Metrological Evaluation of a Programmable Gain Current-Sensing Digitizer Suitable for Retarding Potential Analyzers

Retarding potential analyzers (RPAs) are plasma diagnostic sensors that are widely preferred in the aerospace field for the study of space plasmas like the ionosphere and solar winds. This article describes a low-cost programmable-gain current-digitizing front-end for RPAs to be mounted on spacecraft. The requirement of a controlled high-speed and accurate measurement, considering the fast transit speed of the spacecraft, can be met using the proposed scheme. The circuit features a transimpedance amplifier as the primary stage followed by a programmable-gain integrator. The gain of the integrator is intelligently chosen by adjusting the integration time based on the magnitude of the incoming current. This enables the measurement of wide-range low-current from RPAs with minimal effects of analog-to-digital converter (ADC) quantization error with reduced response time.
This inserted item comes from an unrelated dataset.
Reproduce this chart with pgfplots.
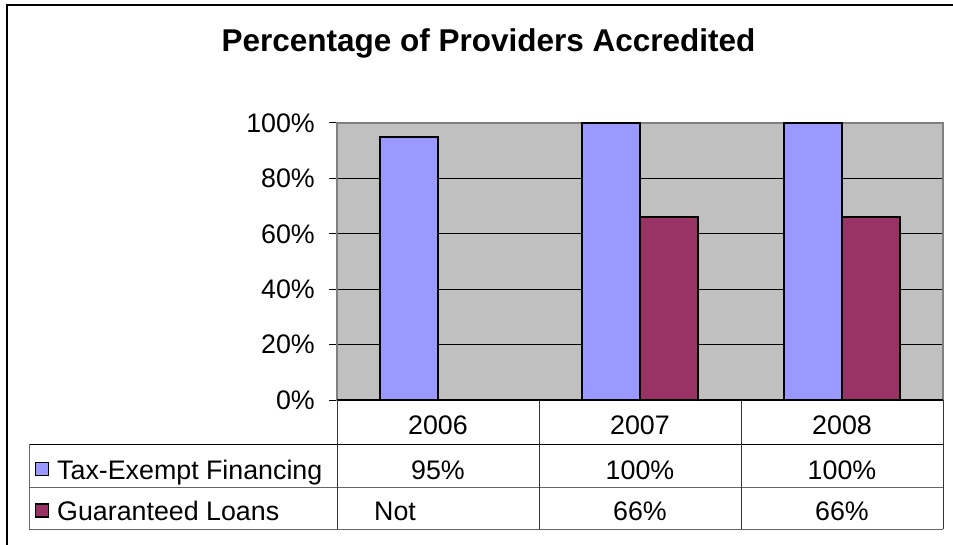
\documentclass[border=0pt]{standalone}
\usepackage{fontspec}
\setmainfont{Liberation Sans}
\usepackage{pgfplots}
\pgfplotsset{compat=1.18}
\definecolor{bgGray}{HTML}{C0C0C0}
\definecolor{barBlue}{HTML}{9999FF}
\definecolor{barMaroon}{HTML}{993366}
\newcommand{\tf}{\fontsize{26.8}{30}\selectfont}
\begin{document}
\begin{tikzpicture}[x=1pt,y=-1pt]
\path[use as bounding box] (0,0) rectangle (953,545);
\fill[white] (0,0) rectangle (953,545);
% outer frame (right and bottom cropped)
\draw[black, line width=1.5pt] (7,545) -- (7,5) -- (953,5);
% title
\node[anchor=base, inner sep=0pt, font=\fontsize{31.5}{36}\selectfont\bfseries] at (488.5,52) {Percentage of Providers Accredited};
\begin{axis}[
  at={(337pt,-400pt)}, anchor=south west,
  scale only axis, width=606pt, height=277pt,
  xmin=-0.5, xmax=2.5, ymin=0, ymax=1,
  clip=false,
  ybar=0pt, bar width=0.2871,
  axis background/.style={fill=bgGray},
  axis line style={draw=gray, line width=1.5pt},
  xtick=\empty,
  ytick={0,0.2,0.4,0.6,0.8,1},
  yticklabels={0\%,20\%,40\%,60\%,80\%,100\%},
  ytick pos=left,
  tick align=outside,
  major tick length=8pt,
  tick style={black, line width=1pt},
  yticklabel style={font=\tf, inner sep=0pt, xshift=-14pt},
  ymajorgrids,
  grid style={black, line width=1pt},
]
\addplot[fill=barBlue, draw=black, line width=2pt] coordinates {(0,0.95) (1,1.00) (2,1.00)};
\addplot[fill=barMaroon, draw=black, line width=2pt] coordinates {(1,0.66) (2,0.66)};
\end{axis}
% data table
\draw[black, line width=1.5pt] (337,400) -- (943,400);
\draw[black, line width=1pt] (29,444) -- (943,444);
\draw[gray!80!black, line width=1pt] (29,487) -- (943,487);
\draw[gray!80!black, line width=1pt] (29,529) -- (943,529);
\draw[gray!80!black, line width=1pt] (29,444) -- (29,529);
\draw[black!80, line width=1pt] (337,400) -- (337,529);
\draw[black!80, line width=1pt] (539,400) -- (539,529);
\draw[black!80, line width=1pt] (741,400) -- (741,529);
\draw[black!80, line width=1pt] (943,400) -- (943,529);
% year row
\node[anchor=base, inner sep=0pt, font=\tf] at (438,434) {2006};
\node[anchor=base, inner sep=0pt, font=\tf] at (640,434) {2007};
\node[anchor=base, inner sep=0pt, font=\tf] at (842,434) {2008};
% series rows
\draw[fill=barBlue, draw=black, line width=1.5pt] (35.5,462.5) rectangle (48.5,475.5);
\node[anchor=base west, inner sep=0pt, font=\tf] at (57,479) {Tax-Exempt Financing};
\node[anchor=base, inner sep=0pt, font=\tf] at (438,479) {95\%};
\node[anchor=base, inner sep=0pt, font=\tf] at (640,479) {100\%};
\node[anchor=base, inner sep=0pt, font=\tf] at (842,479) {100\%};
\draw[fill=barMaroon, draw=black, line width=1.5pt] (35.5,504) rectangle (48.5,517);
\node[anchor=base west, inner sep=0pt, font=\tf] at (57,520) {Guaranteed Loans};
\node[anchor=base west, inner sep=0pt, font=\tf] at (374,520) {Not};
\node[anchor=base, inner sep=0pt, font=\tf] at (640,520) {66\%};
\node[anchor=base, inner sep=0pt, font=\tf] at (842,520) {66\%};
\end{tikzpicture}
\end{document}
The design and analysis of the scheme, simulation, and experimental results for a current range of +/-(100 pA, 100 nA) is explained. The effects of offset errors of the scheme along with noise analysis were also reported. The maximum observed nonlinearity from the experimental model was 2.77%. From the results and inferences, the proposed scheme has been proven to work with RPA sensors. Recommendations for optimizing RPA operation, in conjunction with the proposed digitizing scheme are also discussed.